Professor Lareau uses computational and experimental methods to understand regulation of gene expression and to discover the regulatory information embedded in genome sequences. Her research group recently used neural networks to model the protein output of a gene based purely on its sequence, then applied this to design synthetic gene sequences for any desired level of expression.
“I began my career as a math undergraduate at MIT just as the human genome sequence was completed, the well-timed start of my ongoing fascination with genome information. That led me to do a PhD here at Berkeley, working with Steve Brenner to uncover the impact of alternative splicing on human gene expression.
As a postdoctoral fellow with Pat Brown at Stanford, I used high throughput RNA sequencing and computational methods to measure the movement of ribosomes along mRNAs.

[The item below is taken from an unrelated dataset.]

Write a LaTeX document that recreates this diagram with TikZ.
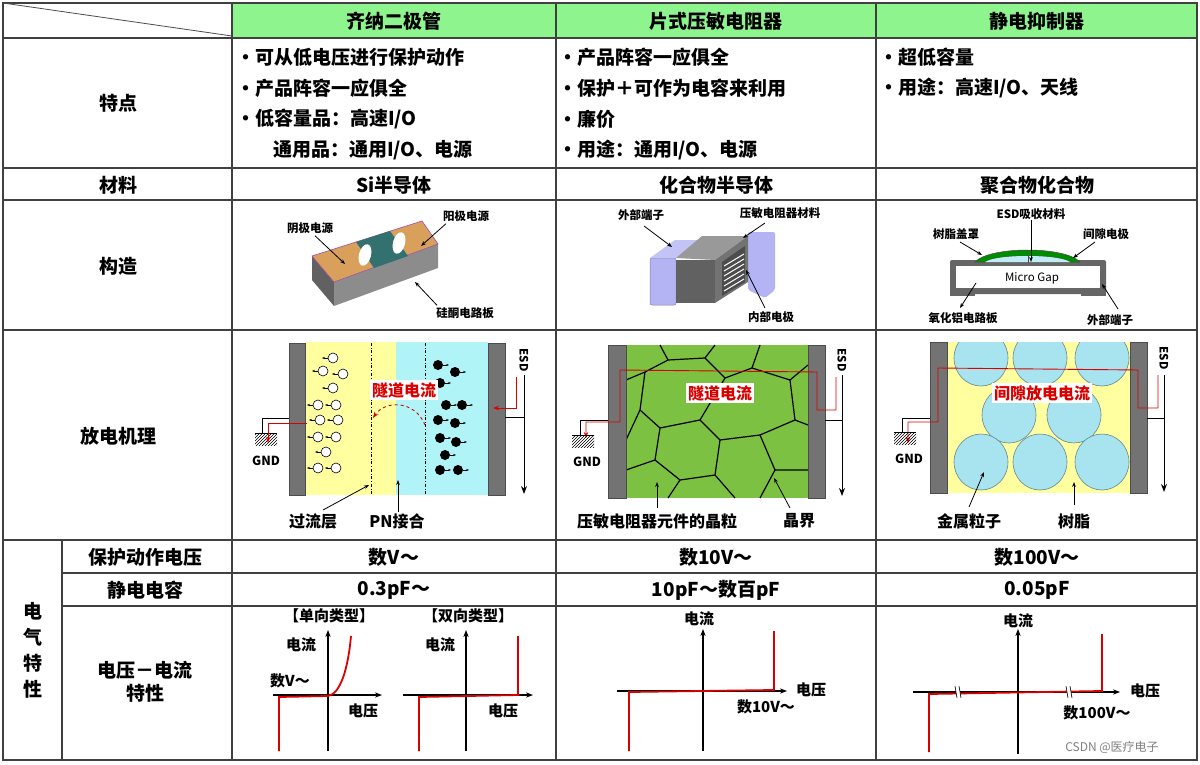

When Pat shut down his lab to start Impossible Foods, I spent a year at UC Santa Cruz working on a genome evolution project before moving back to Berkeley to start my own research group.
In my free time, I do Irish step dance and build industrial fire and light art.”
Professor Lareau was awarded the 2019 Shurl & Kay Curci Foundation (SKCF) Faculty Scholars Program. As part of the program, Lareau is leading a project utilizing genome-editing tools to decipher that matter in which “silent” mutations—DNA changes that do not alter the amino acid make-up of protein —lead to human disease, and to predict which silent mutations have big effects on human health.
Lareau was most recently awarded funding by the Laboratory of Genomics Research (LGR) for her COVID-19 research project. In partnership with genomic scientist Stacia Wyman, Professor Lareau is sequencing SARS-CoV-2 virus genomes from COVID-19 patients to trace the spread of the outbreak with their project titled, “Rapid, low-cost, high-throughput viral and metagenome sequencing of COVID-19 patient samples for outbreak surveillance.”